Occorre salvare la Royal Bank of Scotland per la seconda volta

La crisi debitoria europea potrebbe avere una conseguenza alla quale il governo britannico non può che guardare con preoccupazione. Secondo alcune fonti, infatti, si potrebbe profilare la necessità di un secondo intervento pubblico per Royal Bank of Scotland.

Secondo il Financial Times è probabile che l’European Banking Authority riprenda in mano gli stress test di quest’estate. Questi ultimi avevano infatti promosso la stragrande maggioranza delle banche europee: ma fissavano il Core Tier 1 Ratio a un livello minimo del 5%, molto inferiore rispetto ai futuri requisiti di Basilea III.
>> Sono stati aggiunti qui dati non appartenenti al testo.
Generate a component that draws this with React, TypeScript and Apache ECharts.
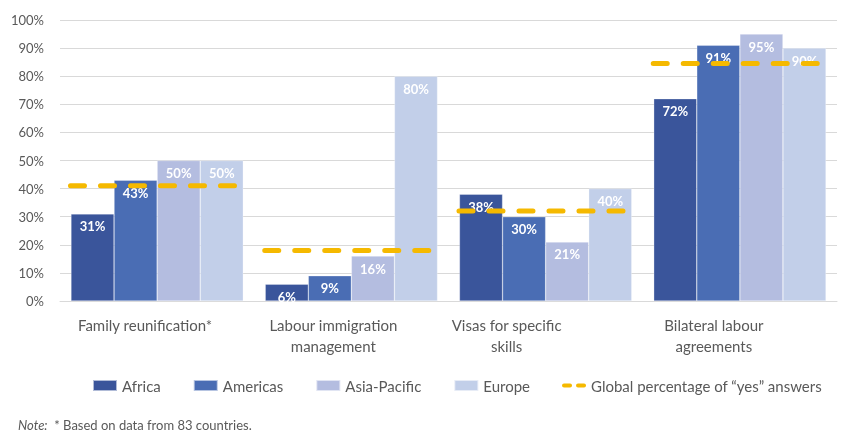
import React, { useEffect, useRef } from "react";
import * as echarts from "echarts";

const categories = [
  "Family reunification*",
  "Labour immigration\nmanagement",
  "Visas for specific\nskills",
  "Bilateral labour\nagreements",
];
const africa = [31, 6, 38, 72];
const americas = [43, 9, 30, 91];
const asiaPacific = [50, 16, 21, 95];
const europe = [50, 80, 40, 90];
const globalYes = [41, 18, 32, 84.5];
const yTicks = [0, 10, 20, 30, 40, 50, 60, 70, 80, 90, 100];

const labelShift = [24, 36, 78, 52];
const FONT = "Lato, 'Open Sans', sans-serif";
const GREY = "#595959";

export default function App() {
  const ref = useRef<HTMLDivElement>(null);
  useEffect(() => {
    const chart = echarts.init(ref.current!, undefined, { renderer: "svg" });
    const barLabel = {
      show: true,
      position: "insideTop",
      distance: 6,
      color: "#fff",
      fontWeight: "bold",
      fontSize: 13,
      fontFamily: FONT,
      formatter: (p: any) => `${p.value}%`,
    };
    const mkBar = (name: string, data: number[], color: string) => ({
      name,
      type: "bar",
      data,
      barGap: "0%",
      barCategoryGap: "11.3%",
      itemStyle: { color, borderColor: "rgba(255,255,255,0.6)", borderWidth: 0.5 },
      label: barLabel,
    });
    const rich: any = {};
    labelShift.forEach((s, i) => {
      rich["c" + i] = {
        fontSize: 15,
        color: GREY,
        fontFamily: FONT,
        lineHeight: 21,
        padding: [0, s, 0, 0],
      };
    });
    chart.setOption({
      animation: false,
      textStyle: { fontFamily: FONT },
      grid: { left: 60, right: 4, top: 20, bottom: 133 },
      legend: {
        left: 87,
        top: 373,
        itemWidth: 24,
        itemHeight: 11,
        itemGap: 32,
        textStyle: { color: GREY, fontSize: 15, fontFamily: FONT },
        data: [
          { name: "Africa", icon: "rect" },
          { name: "Americas", icon: "rect" },
          { name: "Asia-Pacific", icon: "rect" },
          { name: "Europe", icon: "rect" },
          {
            name: "Global percentage of \u201cyes\u201d answers",
            icon: "path://M2,0h6a2,2 0 0 1 0,4h-6a2,2 0 0 1 0,-4z M16,0h6a2,2 0 0 1 0,4h-6a2,2 0 0 1 0,-4z",
          },
        ],
      },
      xAxis: {
        type: "category",
        data: categories,
        axisLine: { show: true, lineStyle: { color: "#d9d9d9" } },
        axisTick: { show: false },
        axisLabel: {
          margin: 13,
          interval: 0,
          rich,
          formatter: (v: string, i: number) =>
            v
              .split("\n")
              .map((l) => `{c${i}|${l}}`)
              .join("\n"),
        },
      },
      yAxis: {
        type: "value",
        min: yTicks[0],
        max: yTicks[yTicks.length - 1],
        interval: 10,
        axisLine: { show: false },
        axisTick: { show: false },
        axisLabel: {
          formatter: "{value}%",
          color: GREY,
          fontSize: 13,
          fontFamily: FONT,
          margin: 16,
        },
        splitLine: { lineStyle: { color: "#d9d9d9" } },
      },
      series: [
        mkBar("Africa", africa, "#3a559b"),
        mkBar("Americas", americas, "#4a6db4"),
        mkBar("Asia-Pacific", asiaPacific, "#b4bde0"),
        mkBar("Europe", europe, "#c2cfe9"),
        {
          name: "Global percentage of \u201cyes\u201d answers",
          type: "custom",
          itemStyle: { color: "#f5b900" },
          data: globalYes.map((v, i) => [i, v]),
          encode: { x: 0, y: 1 },
          z: 10,
          renderItem: (params: any, api: any) => {
            const p = api.coord([api.value(0), api.value(1)]);
            const w = api.size([1, 0])[0];
            return {
              type: "line",
              shape: { x1: p[0] - w * 0.446, y1: p[1], x2: p[0] + w * 0.42, y2: p[1] },
              style: {
                stroke: "#f5b900",
                lineWidth: 5,
                lineDash: [14, 16],
                lineCap: "round",
              },
            };
          },
        },
      ],
      graphic: [
        {
          type: "text",
          left: 18,
          top: 418,
          style: {
            text: "{i|Note:}{n|  * Based on data from 83 countries.}",
            rich: {
              i: { fontStyle: "italic", fontSize: 13, fill: GREY, fontFamily: FONT },
              n: { fontSize: 13, fill: GREY, fontFamily: FONT },
            },
          },
        },
      ],
    });
    return () => chart.dispose();
  }, []);
  return <div ref={ref} style={{ width: 841, height: 434, position: "fixed", left: 0, top: 0 }} />;
}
E, soprattutto, non prendevano in considerazione l’esposizione degli istituti sui titoli del debito sovrano dei Paesi europei. Cosa che ha attirato pesanti critiche, visto che la principale minaccia, attualmente, è rappresentata proprio dall’eventuale default di un’economia periferica dell’Eurozona. Stando alle indiscrezioni pubblicate dal quotidiano britannico, i regolatori europei a questo punto potrebbero optare per un massiccio piano di ricapitalizzazione delle banche, che dovrebbero raggiungere una percentuale di capitale sicuro fissata fra il 6 e l’8% del totale dei loro asset. Un’operazione che potrebbe costare complessivamente circa 200 miliardi di euro.

E RBS (insieme a Commerzbank, Deutsche Bank, Société Générale e Unicredit) rientra proprio in quell’“area grigia” in cui il Core Tier 1 Ratio si attesta fra il 5 e il 7%.
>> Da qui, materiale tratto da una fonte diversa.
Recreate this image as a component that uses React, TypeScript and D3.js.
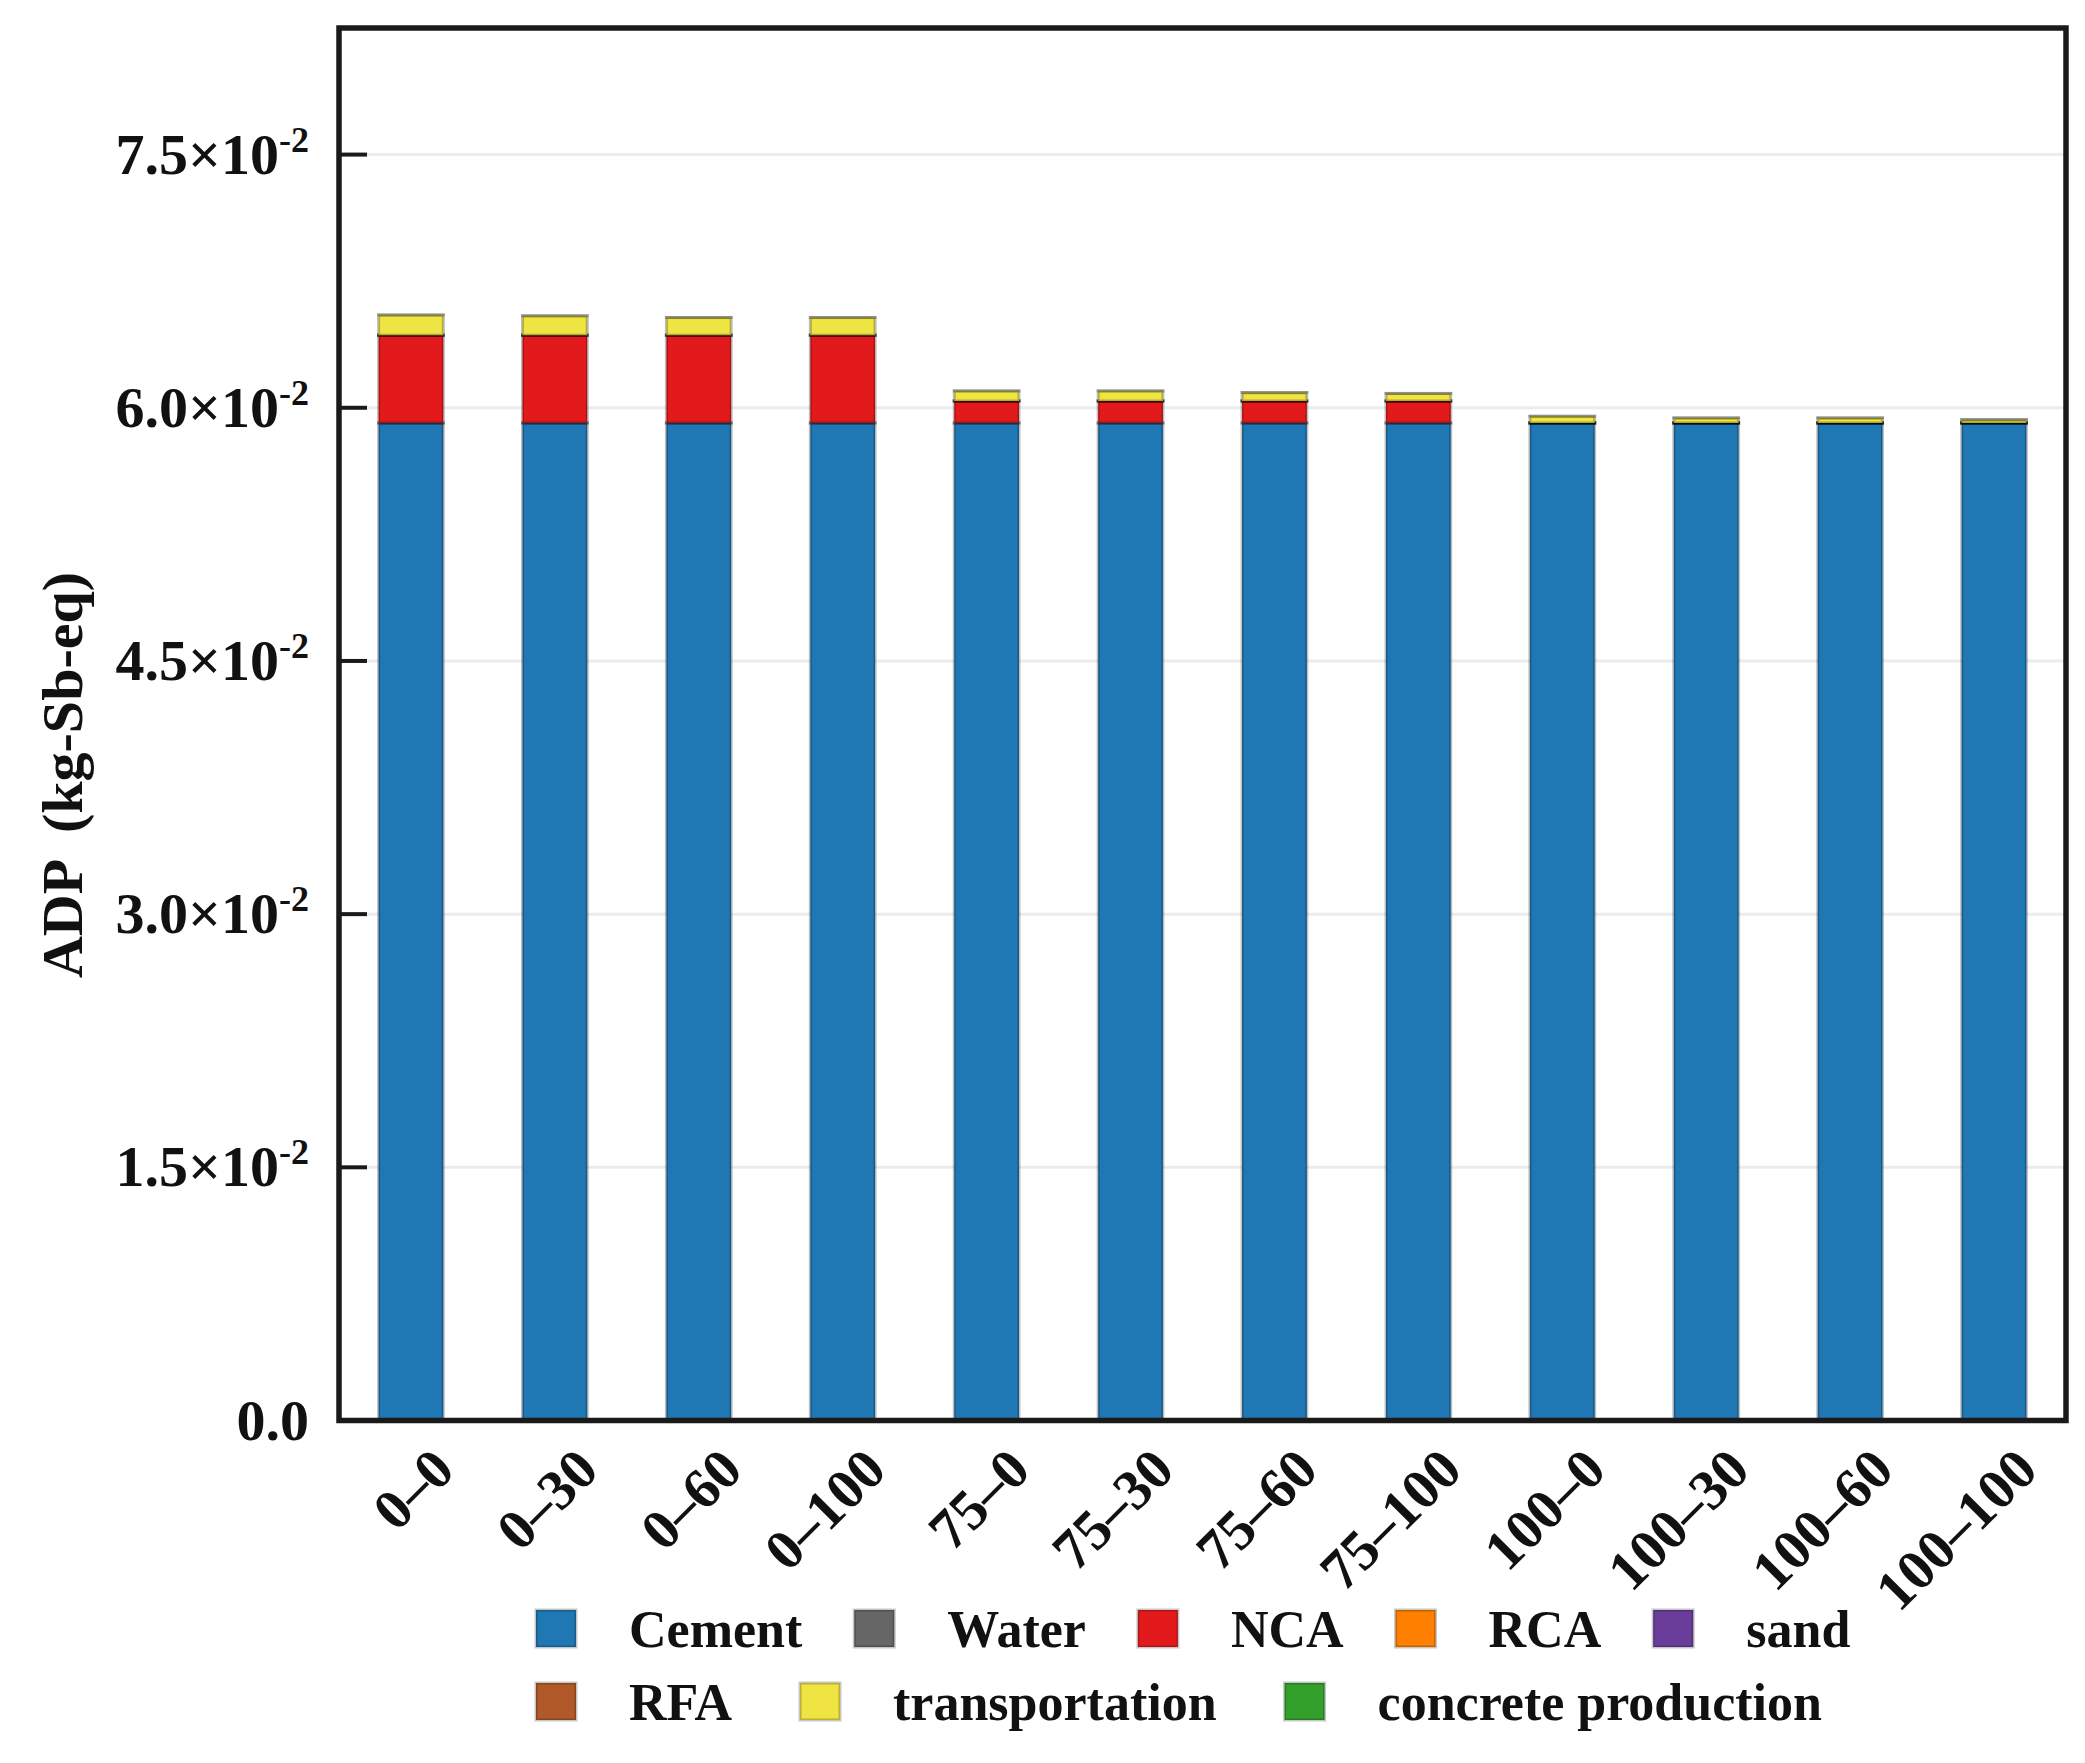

Un livello che potrebbe scendere bruscamente se si prendesse in considerazione l’esposizione sui Paesi europei a rischio. L’istituto di credito cerca di gettare acqua sul fuoco: fa infatti sapere di aver ridotto, a partire dall’estate, la propria esposizione sui titoli italiani da 4,7 a 4 miliardi di euro e di aver dimezzato quella sulla Grecia (che ammontava a 1,2 miliardi). Ma, se questo non dovesse bastare e le voci delle ultime ore venissero confermate, un nuovo intervento pubblico potrebbe essere alle porte. E per l’esecutivo di Londra potrebbe essere molto difficile giustificare agli occhi dell’opinione pubblica un ulteriore esborso: sono passati solo tre anni dalla nazionalizzazione dell’istituto – costata ben 45 miliardi di sterline – che ha messo a dura prova le casse dello Stato.